Мне также была пора скоро воротиться в Петербург; до зимнего пути было еще далеко, а поздний осенний в тогдашнее время, еще более чем теперь, у нас был настоящая пытка. Помаленьку стал я сбираться и совсем готов был отправиться, как один весьма приятный случай заставил меня на несколько дней отложить свой выезд. Поутру, 7 сентября, почтмейстер к отцу моему принес с почты пакет, в коем находились Государев рескрипт и Аннинская лента. Куракин ожидал только окончательного, требуемого им донесения Козодавлева, чтобы сделать сильное, убедительное представление Царю. Это было торжество, победа над врагами, но об одержании её так много и так долго, право, не стоило заботиться, а не лучше ли бы было давно отойти с миром, особенно тогда, как звание губернатора год от году приметно упадало? Как однако же ордена в то время не потеряли еще совсем цену свою, особенно же ленты и звезды, то получение такой награды, хотя довольно поздно, обрадовало моих родителей. Семь лет отец мой был на губернаторстве, и я заставил его засмеяться, когда, поздравляя его с царской милостью, сказал, что он получил ее за семилетнюю войну с негодяями. Многие из его приверженцев хотели давать ему обеды, балы; он отклонил от себя сии почести, ибо с Козодавлевым должен был наперед отпраздновать последний успех свой по службе. В семейном кругу, с малым числом коротко знакомых, провели мы несколько приятных дней.

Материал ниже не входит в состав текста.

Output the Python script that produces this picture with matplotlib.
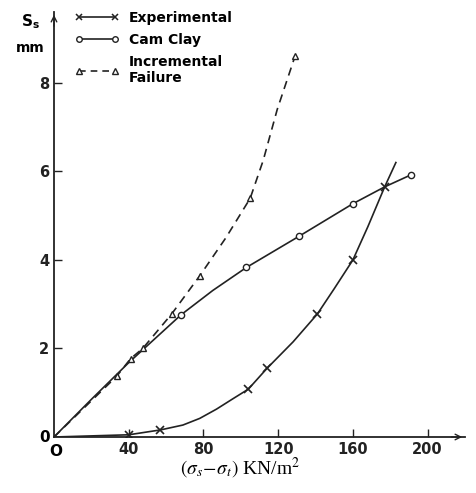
import matplotlib
matplotlib.use("Agg")
import matplotlib.pyplot as plt
from matplotlib.lines import Line2D

# ---- data ----
# Experimental: marked points and traced curve
exp_mark_x = [40, 57, 104, 114, 141, 160, 177]
exp_mark_y = [0.05, 0.16, 1.08, 1.55, 2.78, 4.0, 5.65]
exp_curve_x = [0, 40, 57, 69, 78, 87, 96, 104, 114, 128, 141, 150, 160, 168, 177, 183]
exp_curve_y = [0, 0.05, 0.16, 0.27, 0.42, 0.63, 0.87, 1.08, 1.55, 2.15, 2.78, 3.35, 4.0, 4.75, 5.65, 6.2]

# Cam Clay
cam_mark_x = [68, 103, 131, 160, 191]
cam_mark_y = [2.76, 3.83, 4.53, 5.27, 5.92]
cam_curve_x = [0, 20, 40, 68, 85, 103, 131, 160, 177, 191]
cam_curve_y = [0, 0.85, 1.68, 2.76, 3.31, 3.83, 4.53, 5.27, 5.65, 5.92]

# Incremental Failure
inc_mark_x = [33.5, 41, 47.5, 63, 78, 105, 129]
inc_mark_y = [1.37, 1.77, 2.0, 2.78, 3.64, 5.39, 8.6]
inc_curve_x = [0, 33.5, 41, 47.5, 63, 78, 92, 105, 112, 119.5, 129]
inc_curve_y = [0, 1.37, 1.77, 2.0, 2.78, 3.64, 4.5, 5.39, 6.25, 7.4, 8.6]

x_ticks = [40, 80, 120, 160, 200]
y_ticks = [2, 4, 6, 8]

# ---- figure ----
fig = plt.figure(figsize=(4.77, 4.93), dpi=100)
ax = fig.add_axes([54/477, 1-437/493, (465-54)/477, (437-12)/493])
ax.set_xlim(0, 220)
ax.set_ylim(0, 9.6)

lw = 1.2
col = "#222222"
ax.plot(exp_curve_x, exp_curve_y, color=col, lw=lw)
ax.plot(exp_mark_x, exp_mark_y, ls="none", marker="x", ms=6, mew=1.2, color=col)
ax.plot(cam_curve_x, cam_curve_y, color=col, lw=lw)
ax.plot(cam_mark_x, cam_mark_y, ls="none", marker="o", ms=4.5, mfc="white", mew=1.0, color=col)
ax.plot(inc_curve_x, inc_curve_y, color=col, lw=lw, ls=(0, (5, 3.5)))
ax.plot(inc_mark_x, inc_mark_y, ls="none", marker="^", ms=5, mfc="white", mew=1.0, color=col)

for s in ["top", "right"]:
    ax.spines[s].set_visible(False)
for s in ["left", "bottom"]:
    ax.spines[s].set_linewidth(1.3)
    ax.spines[s].set_color(col)

ax.set_xticks(x_ticks)
ax.set_yticks(y_ticks)
ax.tick_params(direction="in", length=6, width=1.0, colors=col, labelsize=10.5)
ax.set_xticklabels([str(v) for v in x_ticks], fontweight="bold")
ax.set_yticklabels([str(v) for v in y_ticks], fontweight="bold")

# origin labels
ax.text(-2, 0, "0", ha="right", va="center", fontsize=11, fontweight="bold", transform=ax.transData)
ax.text(1, -0.15, "O", ha="center", va="top", fontsize=11, fontweight="bold", transform=ax.transData)

# arrows at axis ends
ax.annotate("", xy=(1.0, 0), xytext=(0.96, 0), xycoords="axes fraction",
            arrowprops=dict(arrowstyle="->", color=col, lw=1.0))
ax.annotate("", xy=(0, 1.0), xytext=(0, 0.96), xycoords="axes fraction",
            arrowprops=dict(arrowstyle="->", color=col, lw=1.0))

# axis labels
fig.text(30/477, 1-22/493, r"$\mathbf{S_s}$", ha="center", va="center", fontsize=11)
fig.text(30/477, 1-48/493, "mm", ha="center", va="center", fontsize=10, fontweight="bold")
fig.text(240/477, 1-468/493, r"$(\sigma_s\!-\!\sigma_t)$ KN/m$^2$", ha="center", va="center",
         fontsize=14, family="Liberation Serif", math_fontfamily="stix")

# legend
handles = [
    Line2D([], [], color=col, lw=lw, marker="x", ms=5, mew=1.1),
    Line2D([], [], color=col, lw=lw, marker="o", ms=4, mfc="white"),
    Line2D([], [], color=col, lw=lw, ls=(0, (4, 3)), marker="^", ms=4.5, mfc="white"),
]
leg = fig.legend(handles, ["Experimental", "Cam Clay", "Incremental\nFailure"],
                 loc="upper left", bbox_to_anchor=(62/477, 1+2/493), frameon=False,
                 numpoints=2, handlelength=3.2, handletextpad=0.7, labelspacing=0.6,
                 prop=dict(weight="bold", size=10))

fig.savefig("out.png", dpi=100)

В братниной коляске, привезенной мне из Мурома, выехал я из Пензы в день Воздвижения Креста, 14 сентября. Отъехав не более двенадцати верст, встретил я тяжело нагруженную четвероместную карету; сидевшая в ней вскрикнула и велела остановиться. Это была сестра моя Алексеева. Её муж выступил в поход против шведов, а она, в разлуке с ним, спешила к родителям и к двум малым сыновьям, которые с учителем около года находились в доме у дедушки. От этой встречи целым получасом опоздала она к ним на свидание.

Время мне благоприятствовало, оно было сухое, теплое; в сутки часа на три или на четыре становилось даже жарко. Ночью однако же бывало холодно. От частых перемен в температуре я простудился, и в самый день приезда моего в Москву схватила меня лихорадка; но два-три дня были для меня достаточны, чтоб от нее освободиться. Французская труппа с Филисой из Петербурга находилась тогда на время в Москве; я пошел ее смотреть во вновь открытый, деревянный, обширный, прекрасный театр на Арбатской площади, который был построен взамен сгоревшего старого, каменного Петровского театра и который через четыре года сам должен был сделаться жертвою пламени. Одного только знакомого встретил я там, и то довольно нового; обрадовался же я Жуковскому, как будто век с ним жил. Цвет поэзии в нём только что совершенно распустился, и в непритворных, неискусственных, веселых разговорах благоухала вся душа его. Мне показалось, что я в Петербурге во французском театре, сижу с Блудовым; об нём мы не наговорились поневоле должен был я несколько лишних дней пробыть в Москве.

Хорошая, ясная погода между тем всё как будто поджидала меня, чтобы сопутствовать мне в Петербург. Не было ни облачка на небе, ни малейшего трепетания в пожелтевших листьях; такая осень случается иногда на Севере, но очень редко. В день Покрова Богородицы, 1-го октября, когда я приблизился к Петербургу, уже смерклось; я мог однако же заметить, что дач еще не покидали, ибо со многих сторон подымались в воздух фузеи и ракеты.